Land mines are another obstacle to repatriation. Many areas around Kabul were heavily mined by the Soviets or by warring Afghan paramilitary forces. In 1993, when some villagers attempted to return to Chinar, four were killed and 12 others lost limbs when they stepped on mines. Now, after several years of intensive mine clearance, the area has been declared safe.

Finally, there is the threat of renewed fighting. While most of Afghanistan is under Taliban control, armed resistance forces hold positions as close as 30 miles north of Kabul. In Haripur last week, many refugees said they did not want to risk returning until peace was complete and the economy was on surer footing.

None of us will be happy until we are home, but we can't go yet, said Hajji Malang, 32, a former Afghan freedom fighter with a missing thumb whose eight children were born in the Haripur camps. Everything is broken in Afghanistan. We need to go back and rebuild the country. When the fighting stops, I too will go.

Some refugees make periodic trips back to test the waters, to attend a family wedding or to check on a piece of land. Sometimes those who sign up for U.N.-assisted repatriation have no intention of remaining in Afghanistan, but are eager to accept the donated money and wheat. Then, their visit complete, they head back across the busy, porous checkpoints into Pakistan.

For three days before the convoy left Haripur last week, U.N. staff members interviewed each family that had registered, looking for telltale signs of insincerity. Was the whole family planning to go? What belongings were they packing? Were they dismantling their houses to save the beams and windows? Even leaving a teapot behind could signal that the departure was temporary.

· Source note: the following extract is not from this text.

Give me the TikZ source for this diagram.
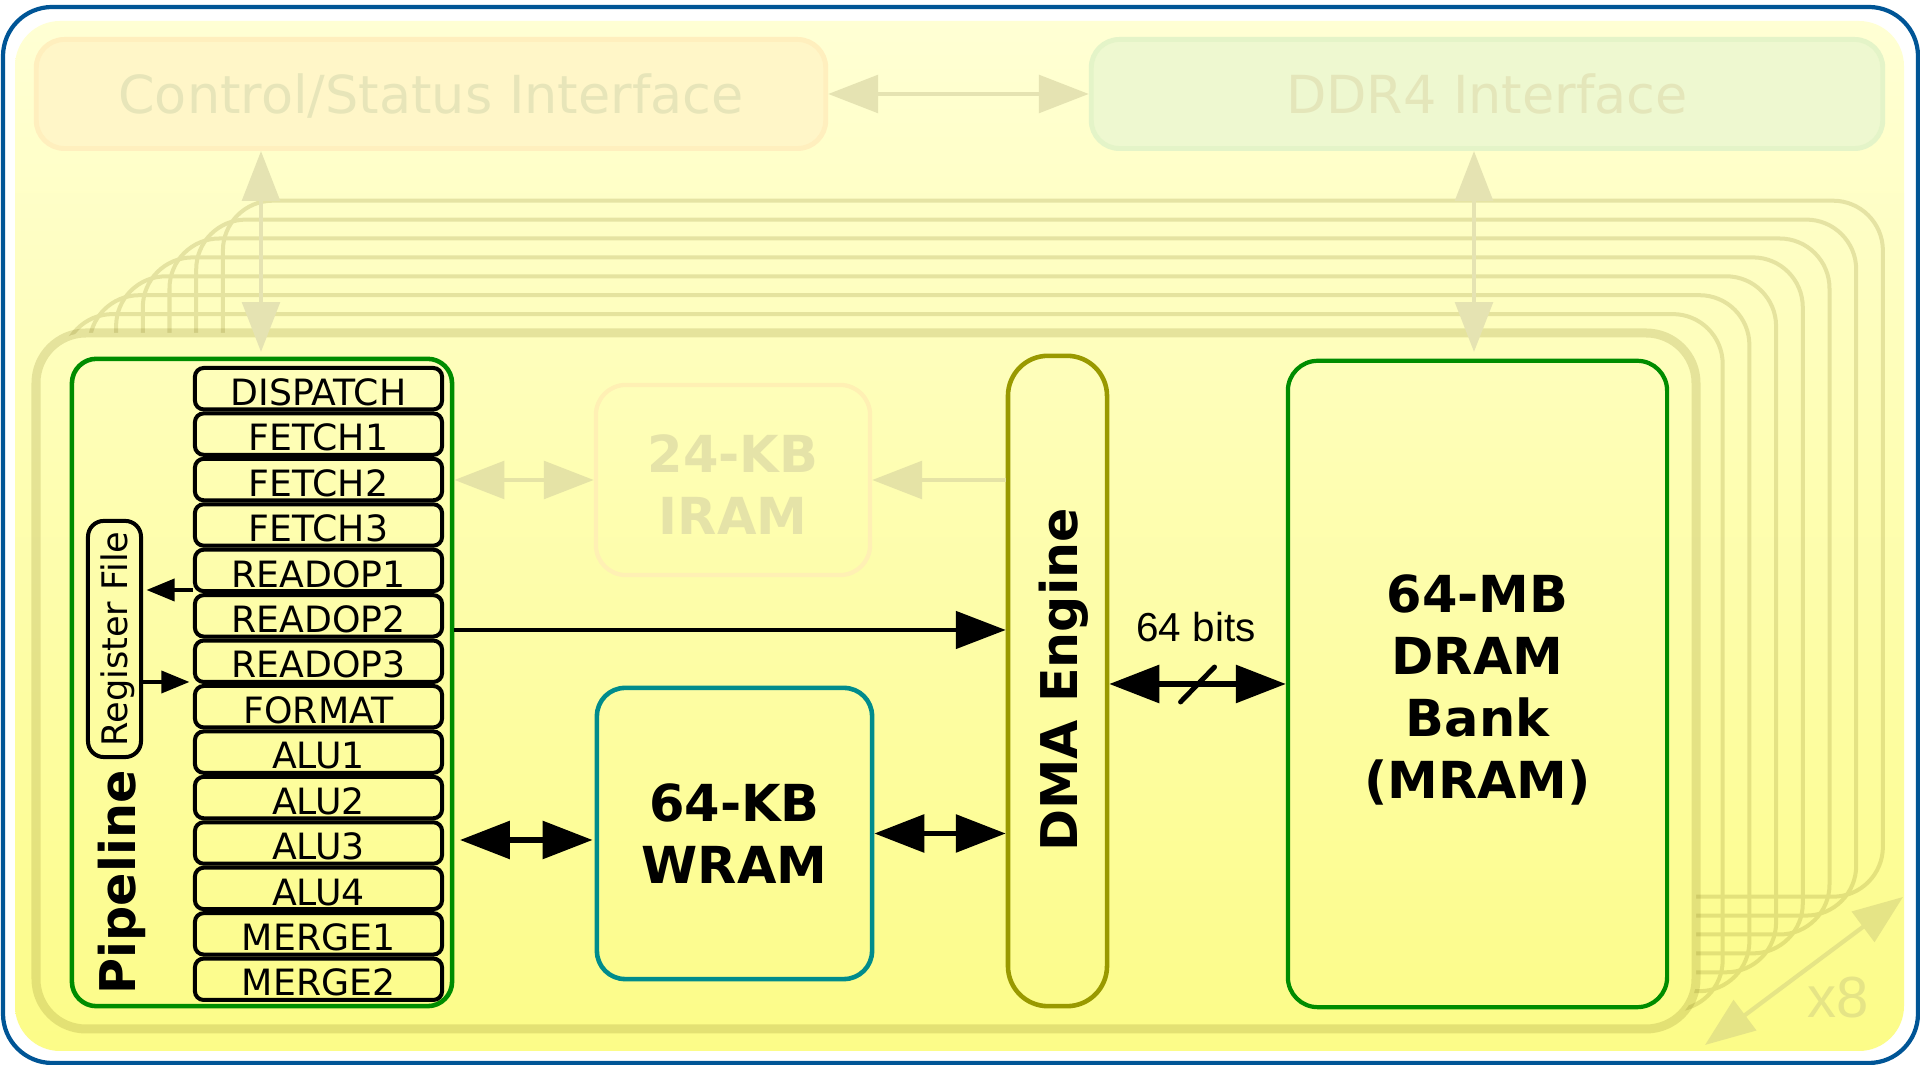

Most families passed the test, but one man was disqualified after admitting he had purchased wooden poles to make it appear he was moving his house. Another confessed he was single but had registered to travel with his brother's wife. The caravan was delayed for two days while other families signed up and more cargo trucks were located and rented.

Finally, before dawn on June 9, 28 trucks heaped with chicken coops, children, electric fans, string beds and roof beams chugged out of Haripur and headed north. At noon they crossed the Khyber Pass into Afghanistan, where Taliban officials checked their papers and waved them through. By nightfall the refugees were lined up outside the U.N. office in Jalalabad to receive their $100 and sacks of wheat--some of which they would later sell for more cash.

The next morning, the journey resumed at a tortuous crawl. The sun beat down mercilessly on families perched atop their belongings, and the drivers swerved around endless craters in the 110-mile highway to Kabul. Just before reaching the capital, the caravan dispersed and the trucks headed for a dozen villages scattered in the desert.

At Chinar, the welcome awaiting Mohammadullah was heartfelt but meager. It took only minutes for all his family's worldly possessions to be unloaded. Then, while the women and children hid in a back room, his male relatives--who had arrived in an earlier convoy this spring--offered a lunch of bread, potatoes and water.

One brother-in-law, 26, recounted the terrifying night when, as a 5-year-old, he and his family fled the Soviet bombing of Chinar with only the clothes they wore. Now, the men complained, there was still no school or electricity in the village, and 65 percent of the houses were in ruins, including Mohammadullah's. But the wiry war veteran seemed undeterred. He pointed to a new well built by a foreign aid organization, and a new mud-walled mosque near his father-in-law's house.

We had a good life here once, Mohammadullah said. I never forgot my home and my country. Now we have a government that is on the side of the people and on the side of Islam. I want to prepare the ground and plant some trees, almonds and apricots and mulberries. This is my soil and this is where I want to stay.